Hi
I have some reads aligned with bwa 0.7.15, and I've found some regions with reads ending with soft clipped bases in both ends (example CIGAR string 14S58M28S). I know that soft clipped reads could have a biological meaning, but in this case it seems more like a mapping error to me (only a part of the read has been mapped, while both ends have not). However, it is a primary alignment and the mapping quality seems decent (MAPQ=32), even if it's not exceptionally high.
I have two questions here:
-Am I right with my assumption of these being mapping errors? Is there any other explanation (biological or computational) for this events to happen?
-Is there any tool available for getting rid of double-soft-clipped reads? I could probably grep those lines out from the SAM file, but it will just get too long for applying it to many files.
Thank you all
I don't think this is a good enough reason to second guess the aligner and it sounds quite arbitrary to me. I would leave those reads in.
You also didn't tell us about your application, so that makes it harder to judge.

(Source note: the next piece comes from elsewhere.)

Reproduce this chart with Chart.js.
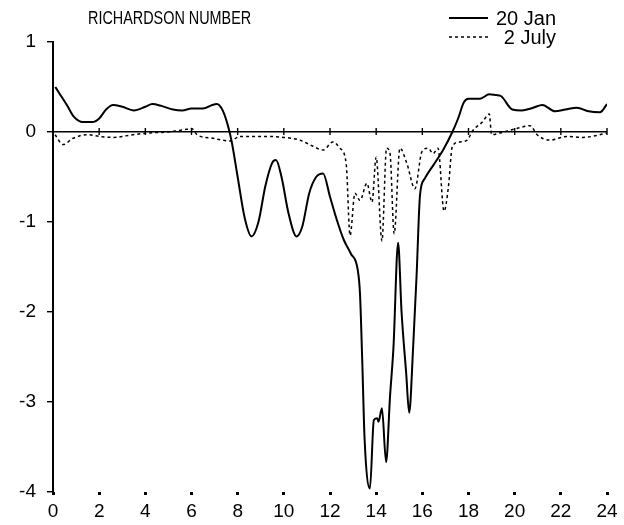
<!DOCTYPE html>
<html>
<head>
<meta charset="utf-8">
<script src="https://cdn.jsdelivr.net/npm/chart.js@4.4.1/dist/chart.umd.min.js"></script>
<style>
  html, body { margin: 0; padding: 0; background: #fff; }
  #wrap { position: relative; width: 624px; height: 525px; }
</style>
</head>
<body>
<div id="wrap"><canvas id="riChart" width="624" height="525"></canvas></div>
<script>
// Richardson number, two days
const chartTitle = 'RICHARDSON NUMBER';
const seriesLabels = ['20 Jan', '2 July'];

const hoursJan = [0.1, 0.3, 0.6, 0.9, 1.3, 1.7, 2.0, 2.3, 2.6, 3.0, 3.5, 4.0, 4.3, 4.7, 5.2, 5.6, 6.0, 6.5, 6.9, 7.1,
    7.35, 7.6, 7.75, 8.0, 8.3, 8.6, 8.9, 9.2, 9.5, 9.66, 9.9, 10.2, 10.55, 10.8, 11.1, 11.4, 11.7, 12.0, 12.3, 12.6,
    12.9, 13.2, 13.3, 13.4, 13.5, 13.73, 13.9, 14.05, 14.1, 14.25, 14.43, 14.6, 14.75, 14.95, 15.1, 15.3, 15.43, 15.6,
    15.75, 15.9, 16.1, 16.5, 16.9, 17.3, 17.55, 17.8, 18.0, 18.5, 18.9, 19.2, 19.4, 19.9, 20.3, 20.8, 21.2, 21.75,
    22.2, 22.7, 23.2, 23.7, 24.0];
const riJan = [0.50, 0.42, 0.30, 0.17, 0.11, 0.11, 0.15, 0.25, 0.30, 0.28, 0.24, 0.28, 0.31, 0.29, 0.25, 0.24, 0.26, 0.26, 0.30, 0.31,
    0.24, 0.05, -0.12, -0.50, -0.95, -1.16, -1.00, -0.60, -0.34, -0.31, -0.50, -0.90, -1.16, -1.05, -0.68, -0.50, -0.46, -0.72, -0.98, -1.20,
    -1.35, -1.53, -1.80, -2.57, -3.42, -3.96, -3.20, -3.18, -3.22, -3.07, -3.67, -2.94, -2.39, -1.23, -2.00, -2.68, -3.12, -2.40,
    -1.60, -0.70, -0.52, -0.36, -0.20, 0.00, 0.15, 0.33, 0.37, 0.37, 0.42, 0.41, 0.40, 0.25, 0.24, 0.27, 0.30, 0.23,
    0.25, 0.27, 0.23, 0.22, 0.31];

const hoursJuly = [0.09, 0.43, 0.87, 1.47, 2.04, 2.6, 3.47, 4.2, 4.94, 5.8, 6.0, 6.24, 6.93, 7.67, 8.1, 9.27, 10.0, 10.7,
    11.2, 11.7, 12.13, 12.43, 12.7, 12.87, 13.08, 13.3, 13.6, 13.82, 14.0, 14.25, 14.45, 14.6, 14.78, 15.03, 15.33,
    15.68, 15.98, 16.25, 16.47, 16.68, 16.94, 17.13, 17.3, 17.63, 17.94, 18.2, 18.6, 18.9, 19.0, 19.37, 20.1, 20.67,
    20.97, 21.53, 22.27, 22.96, 23.7, 24.0];
const riJuly = [-0.03, -0.14, -0.07, -0.03, -0.05, -0.06, -0.03, -0.01, 0.00, 0.03, 0.04, -0.03, -0.07, -0.10, -0.05, -0.05, -0.06, -0.09,
    -0.15, -0.20, -0.11, -0.18, -0.35, -1.15, -0.68, -0.76, -0.57, -0.78, -0.28, -1.21, -0.18, -0.24, -1.13, -0.18, -0.35,
    -0.63, -0.22, -0.18, -0.24, -0.18, -0.88, -0.61, -0.16, -0.11, -0.09, 0.02, 0.11, 0.20, -0.03, -0.01, 0.04, 0.07,
    -0.03, -0.09, -0.05, -0.06, -0.03, -0.01];

const xTicks = [0, 2, 4, 6, 8, 10, 12, 14, 16, 18, 20, 22, 24];
const yTicks = [1, 0, -1, -2, -3, -4];

const FONT = '"Liberation Sans", Arial, Helvetica, sans-serif';

const toPoints = (xs, ys) => xs.map((x, i) => ({ x: x, y: ys[i] }));

// zero line with its little hour ticks, plus title and legend
const decorPlugin = {
    id: 'decor',
    afterDatasetsDraw(chart) {
        const ctx = chart.ctx;
        const xs = chart.scales.x;
        const ys = chart.scales.y;
        const y0 = ys.getPixelForValue(0);
        ctx.save();
        ctx.strokeStyle = '#000';
        ctx.lineWidth = 1.4;
        xTicks.forEach(t => {
            if (t === 0) return;
            const px = xs.getPixelForValue(t);
            ctx.beginPath();
            ctx.moveTo(px, y0 - 4);
            ctx.lineTo(px, y0 + 3);
            ctx.stroke();
        });
        ctx.restore();
    },
    afterDraw(chart) {
        const ctx = chart.ctx;
        ctx.save();
        ctx.fillStyle = '#000';
        ctx.textBaseline = 'alphabetic';

        // title is set narrow in the original, squeeze it a bit
        ctx.save();
        ctx.font = '18px ' + FONT;
        ctx.translate(88, 24);
        ctx.scale(0.8, 1);
        ctx.textAlign = 'left';
        ctx.fillText(chartTitle, 0, 0);
        ctx.restore();

        ctx.font = '20px ' + FONT;
        const rows = [25, 44];
        chart.data.datasets.forEach((ds, i) => {
            const y = rows[i];
            ctx.strokeStyle = '#000';
            ctx.lineWidth = ds.borderWidth;
            ctx.setLineDash(ds.borderDash || []);
            ctx.beginPath();
            ctx.moveTo(449, y - 7);
            ctx.lineTo(488, y - 7);
            ctx.stroke();
            ctx.setLineDash([]);
            ctx.textAlign = 'right';
            ctx.fillText(ds.label, 556, y);
        });
        ctx.restore();
    }
};

new Chart(document.getElementById('riChart'), {
    type: 'line',
    data: {
        datasets: [
            {
                label: seriesLabels[0],
                data: toPoints(hoursJan, riJan),
                borderColor: '#000',
                borderWidth: 2,
                cubicInterpolationMode: 'monotone',
                pointRadius: 0,
                fill: false
            },
            {
                label: seriesLabels[1],
                data: toPoints(hoursJuly, riJuly),
                borderColor: '#000',
                borderWidth: 1.5,
                borderDash: [3, 3],
                cubicInterpolationMode: 'monotone',
                pointRadius: 0,
                fill: false
            }
        ]
    },
    options: {
        responsive: false,
        animation: false,
        layout: { padding: { top: 42, right: 17, bottom: 0, left: 0 } },
        plugins: {
            legend: { display: false },
            title: { display: false },
            tooltip: { enabled: false }
        },
        scales: {
            x: {
                type: 'linear',
                min: 0,
                max: 24,
                afterBuildTicks: axis => { axis.ticks = xTicks.map(v => ({ value: v })); },
                border: { display: false },
                grid: {
                    drawOnChartArea: false,
                    tickLength: 3,
                    tickWidth: 3,
                    tickColor: '#000'
                },
                ticks: {
                    color: '#000',
                    padding: 5,
                    maxRotation: 0,
                    font: { family: FONT, size: 19 }
                },
                afterFit: axis => { axis.height = 33; }
            },
            y: {
                type: 'linear',
                min: -4,
                max: 1,
                afterBuildTicks: axis => { axis.ticks = yTicks.map(v => ({ value: v })); },
                border: { display: true, color: '#000', width: 2 },
                grid: {
                    color: ctx => (ctx.tick && ctx.tick.value === 0 ? '#000' : 'rgba(0,0,0,0)'),
                    lineWidth: 1.4,
                    tickLength: 6,
                    tickColor: '#000',
                    tickWidth: 1.4
                },
                ticks: {
                    color: '#000',
                    padding: 11,
                    font: { family: FONT, size: 19 },
                    callback: v => String(v)
                },
                afterFit: axis => { axis.width = 53; }
            }
        }
    },
    plugins: [decorPlugin]
});
</script>
</body>
</html>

Well I am looking for structural variations in several genomes (Paired End Illumina) and I am trying to validate my pipeline against parent-child pairs and sequencing replicates (which should in principle harbor little to none SVs, specially the sequencing replicates). It seems that there is some noise (considering as noise all SVs present in only one of the sequencing replicates) associated to this reads. In those cases, specific regions have a bunch of reads with their pairs mapped in different chromosomes (many of them for each region) and with this double-soft-clipping. That was what made me think about this reads, and I could not get any biological explanation for the double soft-clipping by myself. Simple soft-clipping are possible breakpoints for the SVs, but two SVs that close in the genome, pointing to several different chromosomes, didn't seem right for me.